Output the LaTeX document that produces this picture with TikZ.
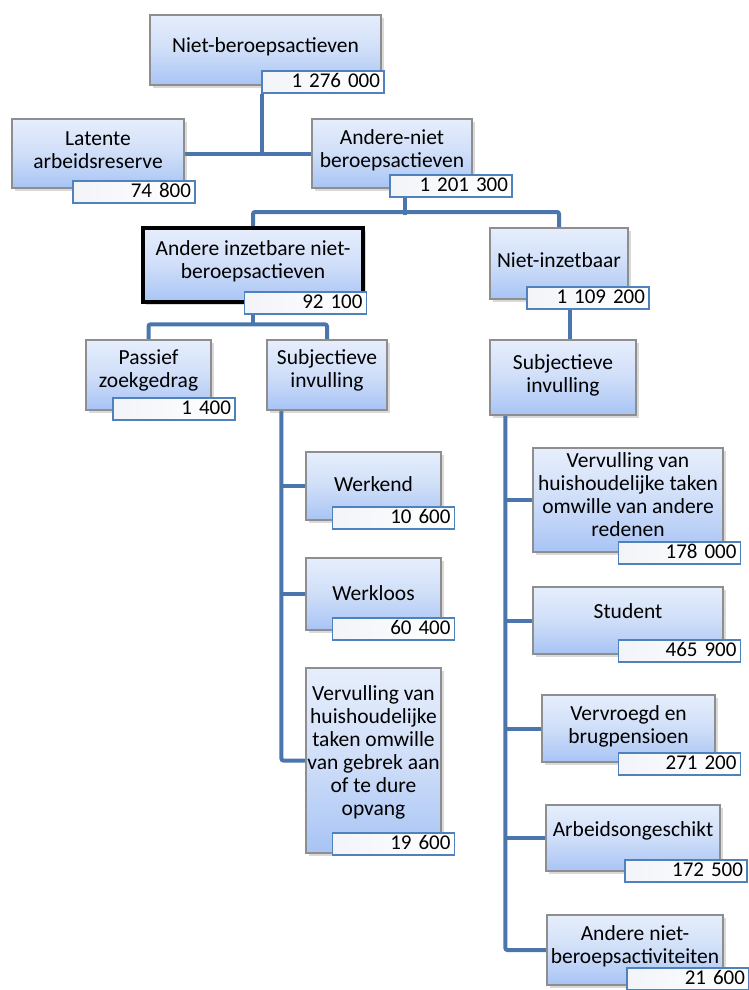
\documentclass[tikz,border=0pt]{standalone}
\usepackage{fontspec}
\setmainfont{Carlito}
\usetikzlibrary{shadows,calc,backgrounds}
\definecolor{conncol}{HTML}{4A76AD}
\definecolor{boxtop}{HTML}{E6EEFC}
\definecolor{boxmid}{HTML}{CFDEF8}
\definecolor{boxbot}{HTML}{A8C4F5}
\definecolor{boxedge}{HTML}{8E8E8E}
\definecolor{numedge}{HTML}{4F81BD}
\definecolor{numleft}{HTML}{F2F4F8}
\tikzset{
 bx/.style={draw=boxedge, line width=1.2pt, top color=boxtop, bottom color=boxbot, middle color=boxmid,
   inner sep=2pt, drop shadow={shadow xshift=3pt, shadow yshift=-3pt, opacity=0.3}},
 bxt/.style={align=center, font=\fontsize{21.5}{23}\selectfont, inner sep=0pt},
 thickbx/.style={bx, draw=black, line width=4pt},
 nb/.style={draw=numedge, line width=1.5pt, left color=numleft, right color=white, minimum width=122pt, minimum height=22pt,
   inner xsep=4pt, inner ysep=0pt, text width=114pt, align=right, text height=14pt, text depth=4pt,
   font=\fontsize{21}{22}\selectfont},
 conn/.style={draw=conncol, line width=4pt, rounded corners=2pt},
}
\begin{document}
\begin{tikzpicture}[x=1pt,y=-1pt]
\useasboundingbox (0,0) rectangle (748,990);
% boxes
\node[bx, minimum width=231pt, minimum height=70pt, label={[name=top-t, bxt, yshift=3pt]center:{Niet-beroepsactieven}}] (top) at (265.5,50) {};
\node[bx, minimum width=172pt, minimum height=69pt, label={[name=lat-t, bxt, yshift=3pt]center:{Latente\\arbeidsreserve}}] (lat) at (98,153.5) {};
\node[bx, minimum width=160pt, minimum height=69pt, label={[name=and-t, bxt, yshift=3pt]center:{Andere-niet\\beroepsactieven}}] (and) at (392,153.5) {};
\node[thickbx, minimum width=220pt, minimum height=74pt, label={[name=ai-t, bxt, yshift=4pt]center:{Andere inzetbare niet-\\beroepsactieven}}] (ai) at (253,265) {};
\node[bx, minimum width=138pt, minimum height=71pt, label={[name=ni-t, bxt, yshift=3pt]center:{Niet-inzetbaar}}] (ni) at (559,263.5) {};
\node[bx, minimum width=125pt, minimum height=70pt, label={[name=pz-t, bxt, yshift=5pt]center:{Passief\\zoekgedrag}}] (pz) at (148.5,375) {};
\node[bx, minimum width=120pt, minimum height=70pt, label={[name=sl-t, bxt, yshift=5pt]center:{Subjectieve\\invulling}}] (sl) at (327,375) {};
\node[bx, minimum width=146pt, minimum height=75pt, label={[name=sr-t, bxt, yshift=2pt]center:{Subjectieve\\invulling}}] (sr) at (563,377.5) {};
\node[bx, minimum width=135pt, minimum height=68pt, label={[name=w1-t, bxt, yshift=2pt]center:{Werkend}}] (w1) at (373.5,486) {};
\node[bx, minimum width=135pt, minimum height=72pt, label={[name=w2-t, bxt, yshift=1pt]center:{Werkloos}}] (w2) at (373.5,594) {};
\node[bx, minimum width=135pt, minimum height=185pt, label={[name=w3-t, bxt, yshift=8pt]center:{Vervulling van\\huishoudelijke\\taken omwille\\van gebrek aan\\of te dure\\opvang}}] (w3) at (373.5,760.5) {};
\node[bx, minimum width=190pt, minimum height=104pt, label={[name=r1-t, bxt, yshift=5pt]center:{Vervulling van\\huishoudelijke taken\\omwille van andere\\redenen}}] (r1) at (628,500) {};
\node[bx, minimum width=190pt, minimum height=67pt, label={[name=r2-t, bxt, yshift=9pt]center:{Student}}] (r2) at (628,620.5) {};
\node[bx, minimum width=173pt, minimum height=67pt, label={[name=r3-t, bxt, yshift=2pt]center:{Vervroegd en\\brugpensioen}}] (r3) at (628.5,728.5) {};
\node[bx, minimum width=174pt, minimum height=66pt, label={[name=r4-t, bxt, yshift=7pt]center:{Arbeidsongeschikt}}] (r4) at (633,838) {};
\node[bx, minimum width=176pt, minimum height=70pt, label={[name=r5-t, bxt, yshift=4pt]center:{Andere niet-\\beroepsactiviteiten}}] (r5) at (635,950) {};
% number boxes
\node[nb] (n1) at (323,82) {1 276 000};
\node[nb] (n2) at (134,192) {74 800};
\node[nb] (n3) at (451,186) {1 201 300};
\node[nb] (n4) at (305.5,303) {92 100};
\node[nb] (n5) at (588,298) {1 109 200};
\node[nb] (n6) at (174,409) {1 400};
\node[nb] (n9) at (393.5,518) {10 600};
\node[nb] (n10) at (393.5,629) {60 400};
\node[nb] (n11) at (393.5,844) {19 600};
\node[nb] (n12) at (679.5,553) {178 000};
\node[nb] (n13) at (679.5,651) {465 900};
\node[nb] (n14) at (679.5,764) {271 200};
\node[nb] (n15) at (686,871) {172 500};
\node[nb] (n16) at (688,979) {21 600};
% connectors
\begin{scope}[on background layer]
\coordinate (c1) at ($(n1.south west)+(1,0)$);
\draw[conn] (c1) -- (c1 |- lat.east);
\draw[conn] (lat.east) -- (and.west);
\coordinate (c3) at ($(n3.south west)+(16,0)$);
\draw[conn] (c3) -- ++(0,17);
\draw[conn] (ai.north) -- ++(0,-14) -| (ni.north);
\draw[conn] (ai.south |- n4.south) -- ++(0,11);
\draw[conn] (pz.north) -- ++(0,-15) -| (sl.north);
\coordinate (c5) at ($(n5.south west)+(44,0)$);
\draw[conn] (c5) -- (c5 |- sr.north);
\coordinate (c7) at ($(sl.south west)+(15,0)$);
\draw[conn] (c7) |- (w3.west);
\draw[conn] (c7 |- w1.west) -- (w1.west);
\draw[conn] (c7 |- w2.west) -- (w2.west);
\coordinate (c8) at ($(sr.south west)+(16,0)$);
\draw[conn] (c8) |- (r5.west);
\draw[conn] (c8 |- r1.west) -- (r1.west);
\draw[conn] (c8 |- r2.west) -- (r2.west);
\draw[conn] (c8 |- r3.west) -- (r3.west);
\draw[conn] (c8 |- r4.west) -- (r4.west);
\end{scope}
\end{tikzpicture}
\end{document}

**SHORT TASK**
Print the full listing exactly, dropping the pictures.

**RESPONSE TO THIS EXERCISE**
Output the LaTeX document that produces this picture with TikZ.
\documentclass[tikz,border=0pt]{standalone}
\usepackage{fontspec}
\setmainfont{Carlito}
\usetikzlibrary{shadows,calc,backgrounds}
\definecolor{conncol}{HTML}{4A76AD}
\definecolor{boxtop}{HTML}{E6EEFC}
\definecolor{boxmid}{HTML}{CFDEF8}
\definecolor{boxbot}{HTML}{A8C4F5}
\definecolor{boxedge}{HTML}{8E8E8E}
\definecolor{numedge}{HTML}{4F81BD}
\definecolor{numleft}{HTML}{F2F4F8}
\tikzset{
 bx/.style={draw=boxedge, line width=1.2pt, top color=boxtop, bottom color=boxbot, middle color=boxmid,
   inner sep=2pt, drop shadow={shadow xshift=3pt, shadow yshift=-3pt, opacity=0.3}},
 bxt/.style={align=center, font=\fontsize{21.5}{23}\selectfont, inner sep=0pt},
 thickbx/.style={bx, draw=black, line width=4pt},
 nb/.style={draw=numedge, line width=1.5pt, left color=numleft, right color=white, minimum width=122pt, minimum height=22pt,
   inner xsep=4pt, inner ysep=0pt, text width=114pt, align=right, text height=14pt, text depth=4pt,
   font=\fontsize{21}{22}\selectfont},
 conn/.style={draw=conncol, line width=4pt, rounded corners=2pt},
}
\begin{document}
\begin{tikzpicture}[x=1pt,y=-1pt]
\useasboundingbox (0,0) rectangle (748,990);
% boxes
\node[bx, minimum width=231pt, minimum height=70pt, label={[name=top-t, bxt, yshift=3pt]center:{Niet-beroepsactieven}}] (top) at (265.5,50) {};
\node[bx, minimum width=172pt, minimum height=69pt, label={[name=lat-t, bxt, yshift=3pt]center:{Latente\\arbeidsreserve}}] (lat) at (98,153.5) {};
\node[bx, minimum width=160pt, minimum height=69pt, label={[name=and-t, bxt, yshift=3pt]center:{Andere-niet\\beroepsactieven}}] (and) at (392,153.5) {};
\node[thickbx, minimum width=220pt, minimum height=74pt, label={[name=ai-t, bxt, yshift=4pt]center:{Andere inzetbare niet-\\beroepsactieven}}] (ai) at (253,265) {};
\node[bx, minimum width=138pt, minimum height=71pt, label={[name=ni-t, bxt, yshift=3pt]center:{Niet-inzetbaar}}] (ni) at (559,263.5) {};
\node[bx, minimum width=125pt, minimum height=70pt, label={[name=pz-t, bxt, yshift=5pt]center:{Passief\\zoekgedrag}}] (pz) at (148.5,375) {};
\node[bx, minimum width=120pt, minimum height=70pt, label={[name=sl-t, bxt, yshift=5pt]center:{Subjectieve\\invulling}}] (sl) at (327,375) {};
\node[bx, minimum width=146pt, minimum height=75pt, label={[name=sr-t, bxt, yshift=2pt]center:{Subjectieve\\invulling}}] (sr) at (563,377.5) {};
\node[bx, minimum width=135pt, minimum height=68pt, label={[name=w1-t, bxt, yshift=2pt]center:{Werkend}}] (w1) at (373.5,486) {};
\node[bx, minimum width=135pt, minimum height=72pt, label={[name=w2-t, bxt, yshift=1pt]center:{Werkloos}}] (w2) at (373.5,594) {};
\node[bx, minimum width=135pt, minimum height=185pt, label={[name=w3-t, bxt, yshift=8pt]center:{Vervulling van\\huishoudelijke\\taken omwille\\van gebrek aan\\of te dure\\opvang}}] (w3) at (373.5,760.5) {};
\node[bx, minimum width=190pt, minimum height=104pt, label={[name=r1-t, bxt, yshift=5pt]center:{Vervulling van\\huishoudelijke taken\\omwille van andere\\redenen}}] (r1) at (628,500) {};
\node[bx, minimum width=190pt, minimum height=67pt, label={[name=r2-t, bxt, yshift=9pt]center:{Student}}] (r2) at (628,620.5) {};
\node[bx, minimum width=173pt, minimum height=67pt, label={[name=r3-t, bxt, yshift=2pt]center:{Vervroegd en\\brugpensioen}}] (r3) at (628.5,728.5) {};
\node[bx, minimum width=174pt, minimum height=66pt, label={[name=r4-t, bxt, yshift=7pt]center:{Arbeidsongeschikt}}] (r4) at (633,838) {};
\node[bx, minimum width=176pt, minimum height=70pt, label={[name=r5-t, bxt, yshift=4pt]center:{Andere niet-\\beroepsactiviteiten}}] (r5) at (635,950) {};
% number boxes
\node[nb] (n1) at (323,82) {1 276 000};
\node[nb] (n2) at (134,192) {74 800};
\node[nb] (n3) at (451,186) {1 201 300};
\node[nb] (n4) at (305.5,303) {92 100};
\node[nb] (n5) at (588,298) {1 109 200};
\node[nb] (n6) at (174,409) {1 400};
\node[nb] (n9) at (393.5,518) {10 600};
\node[nb] (n10) at (393.5,629) {60 400};
\node[nb] (n11) at (393.5,844) {19 600};
\node[nb] (n12) at (679.5,553) {178 000};
\node[nb] (n13) at (679.5,651) {465 900};
\node[nb] (n14) at (679.5,764) {271 200};
\node[nb] (n15) at (686,871) {172 500};
\node[nb] (n16) at (688,979) {21 600};
% connectors
\begin{scope}[on background layer]
\coordinate (c1) at ($(n1.south west)+(1,0)$);
\draw[conn] (c1) -- (c1 |- lat.east);
\draw[conn] (lat.east) -- (and.west);
\coordinate (c3) at ($(n3.south west)+(16,0)$);
\draw[conn] (c3) -- ++(0,17);
\draw[conn] (ai.north) -- ++(0,-14) -| (ni.north);
\draw[conn] (ai.south |- n4.south) -- ++(0,11);
\draw[conn] (pz.north) -- ++(0,-15) -| (sl.north);
\coordinate (c5) at ($(n5.south west)+(44,0)$);
\draw[conn] (c5) -- (c5 |- sr.north);
\coordinate (c7) at ($(sl.south west)+(15,0)$);
\draw[conn] (c7) |- (w3.west);
\draw[conn] (c7 |- w1.west) -- (w1.west);
\draw[conn] (c7 |- w2.west) -- (w2.west);
\coordinate (c8) at ($(sr.south west)+(16,0)$);
\draw[conn] (c8) |- (r5.west);
\draw[conn] (c8 |- r1.west) -- (r1.west);
\draw[conn] (c8 |- r2.west) -- (r2.west);
\draw[conn] (c8 |- r3.west) -- (r3.west);
\draw[conn] (c8 |- r4.west) -- (r4.west);
\end{scope}
\end{tikzpicture}
\end{document}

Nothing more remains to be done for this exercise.